This is why we need an independent judicial commission.
The Fair Work Commission is anything but fair.
The decisions of its commissioners has destroyed the livelihoods of tens of thousands of people.
Many of these people worked in essential services, especially health who could have helped sick people much more than the vaccine ever did.
The response from the FWC in this clip shows why People First is advocating for an independent judicial commission as judges/commissioners are not being held to account for their erroneous decisions.
Education and Employment Legislation Committee
06/11/2024
Estimates
EMPLOYMENT AND WORKPLACE RELATIONS PORTFOLIO
Fair Work Commission
Senator RENNICK: My question is in regard to last week’s COVID report that was very scathing of the vaccine mandates and how people have lost a lot of trust in the health system because of compulsory vaccine mandates. I think it’s only fair that the Fair Work Commission—I note that you said before to Senator Roberts that your role is to provide support to the head of the Fair Work Commission. My question to you is: what feedback are you going to give to the head of the Fair Work Commission—I’ll use the words ‘fair work’ as the operative words—in regard to the feedback from the COVID report that was scathing of COVID vaccine mandates that were enforced by the commissioners? I know you can’t comment on cases, but it’s fair to say that the Fair Work commissioners basically took a one-sided approach to imposing those vaccine mandates. I can quote cases if you want, but I know you can’t really discuss cases.
Mr Furlong: Senator, as you are aware, the President of the Fair Work Commission is an independent statutory office holder; he’s also a Federal Court judge. I can undertake to have a conversation with him, but that’s the extent of what I could do in these circumstances.
Senator RENNICK: How do we go about holding these commissioners to account? Time has proven them wrong, and I think that there needs to be a level of scrutiny. For example, Commissioner Dean was actually banned from hearing cases about vaccines, and time has proven her right. Is there going to be any sort of re-education given to the other Fair Work commissioners about their views on vaccine mandates?
Mr Furlong: The evidence that I gave you at the time was that decisions of the members of the commission and the reasons for those decisions are published on our website. Those decisions stand for themselves and—
Senator RENNICK: I dispute that. I’ve got here an autopsy report of a person who died a week after the Pfizer vaccine, and this was never released by the TGA. One of those decisions made by Fair Work Commissioner Colman, one in the Coopers case, said that the vaccine review people can’t be questioned; they are the experts. Well, it turns out that they’re not necessarily experts and they were covering up valuable information. I think it was completely erroneous for a judge just to take the view of bureaucrats and not of the actual doctors who were working on the front line. What’s happened is egregious, and it’s not good enough to just say that their cases stand. The whole point of democracy is for people to be held to account.

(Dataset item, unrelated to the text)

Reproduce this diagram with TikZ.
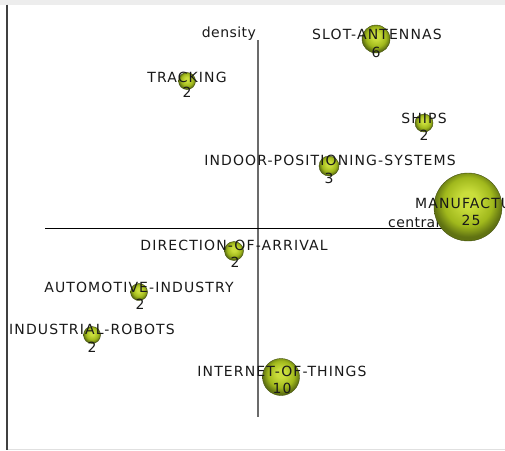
\documentclass[tikz,border=0pt]{standalone}
\usepackage{fontspec}
\newfontfamily\labfont[LetterSpace=8]{DejaVu Sans}
\newfontfamily\axfont[LetterSpace=3]{DejaVu Sans}
\definecolor{bhl}{RGB}{202,222,60}
\definecolor{bmid}{RGB}{160,184,28}
\definecolor{bedge}{RGB}{96,114,18}
\definecolor{txt}{RGB}{25,25,25}
\pgfdeclareradialshading{bubble}{\pgfqpoint{0bp}{6bp}}{%
  color(0bp)=(bhl); color(6bp)=(bhl); color(18bp)=(bmid);
  color(25bp)=(bedge); color(50bp)=(bedge)}
\tikzset{
  bub/.style={circle, shading=bubble, draw=bedge!70!black, line width=0.4pt, inner sep=0pt},
  lab/.style={inner sep=0pt, text=txt, font=\labfont\fontsize{14}{15}\selectfont},
  num/.style={inner sep=0pt, text=txt, font=\labfont\fontsize{14}{15}\selectfont},
  axlab/.style={inner sep=0pt, text=txt, font=\axfont\fontsize{14}{15}\selectfont},
}
\begin{document}
\begin{tikzpicture}[x=1pt,y=-1pt]
\useasboundingbox (0,0) rectangle (505,450);
\clip (0,0) rectangle (505,450);
% frame
\fill[black!7] (0,0) rectangle (505,4.5);
\draw[black!12, line width=1pt] (7,449) -- (505,449);
\draw[black!75, line width=1.5pt] (7,4.5) -- (7,450);
% axes
\coordinate (vtop) at (258,40);
\coordinate (vbot) at (258,417);
\coordinate (hleft) at (45,228.3);
\coordinate (hright) at (470,228.3);
\draw[black!58, line width=2pt] (vtop) -- (vbot);
\draw[black, line width=1pt] (hleft) -- (hright);
\node[axlab, anchor=base east] (dens) at (256,37) {density};
\node[axlab, anchor=base west] (cent) at (388,227) {centrality};
% bubbles
\node[bub, minimum size=28pt] (slotB) at (376,39) {};
\node[bub, minimum size=17pt] (trackB) at (187,81) {};
\node[bub, minimum size=18pt] (shipsB) at (424,123) {};
\node[bub, minimum size=20pt] (indoorB) at (329,166) {};
\node[bub, minimum size=68pt] (manuB) at (468,207) {};
\node[bub, minimum size=19pt] (doaB) at (234,251) {};
\node[bub, minimum size=17pt] (autoB) at (139,292) {};
\node[bub, minimum size=17pt] (robB) at (92,335) {};
\node[bub, minimum size=37pt] (iotB) at (281,377) {};
% labels
\node[lab] (slotL) at (377,34) {SLOT-ANTENNAS};
\node[num] (slotN) at (376,52) {6};
\node[lab] (trackL) at (187,77) {TRACKING};
\node[num] (trackN) at (187,92) {2};
\node[lab] (shipsL) at (424,118) {SHIPS};
\node[num] (shipsN) at (424,135) {2};
\node[lab] (indoorL) at (330,160) {INDOOR-POSITIONING-SYSTEMS};
\node[num] (indoorN) at (329,178) {3};
\node[lab, anchor=west] (manuL) at (415,203) {MANUFACTU};
\node[num] (manuN) at (471,220) {25};
\node[lab] (doaL) at (234,245) {DIRECTION-OF-ARRIVAL};
\node[num] (doaN) at (235,262) {2};
\node[lab] (autoL) at (139,287) {AUTOMOTIVE-INDUSTRY};
\node[num] (autoN) at (140,304) {2};
\node[lab] (robL) at (92,329) {INDUSTRIAL-ROBOTS};
\node[num] (robN) at (92,347) {2};
\node[lab] (iotL) at (282,371) {INTERNET-OF-THINGS};
\node[num] (iotN) at (282,388) {10};
\end{tikzpicture}
\end{document}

Mr Furlong: There’s nothing further that I can add to my evidence.
Senator RENNICK: You’re just going to stonewall. There are still people out there that can’t get work today because they’ve been discriminated against because of those mandates. And those mandates were imposed by the Fair Work Commission, which, in my view and in the view of millions, if not hundreds of thousands of millions of others, was biased.
Mr Furlong: The role of the commission wasn’t to enforce mandates. The role of the commission, as it has always been, is to deal with disputes about whether or not dismissals were fair and just.
Senator RENNICK: Well, they weren’t. I can line up plenty of people who were injured and still lost their jobs because they didn’t take a second shot. Are you going to tell me that’s fair?
Mr Furlong: As you started with your questioning, you understand what my role is at the—
Senator RENNICK: So whose decision was it that Commissioner Dean had to go and get training? Who made that decision?
Mr Furlong: My understanding is that the president at the time—the president has subsequently changed—
Senator RENNICK: Yes. He’s on the RBA board now.
Mr Furlong: wrote to Deputy President Dean to express the view that the deputy president had breached provisions of the members’ code of conduct and had breached basic principles of quasi-judicial decision-making and the conduct constituted misuse of a statutory office.
Senator RENNICK: And you don’t think that judges or Fair Work commissioners not doing the research on these vaccines wasn’t an abuse of the office?
Mr Furlong: It’s not my role to comment on decisions or matters that are dealt with. The Fair Work Act provides a framework for the president of the commission to deal with complaints, and in terms of the member code of conduct, it empowers the president of the commission to establish a code of conduct in consultation with members of the tribunal, and that was done in this case.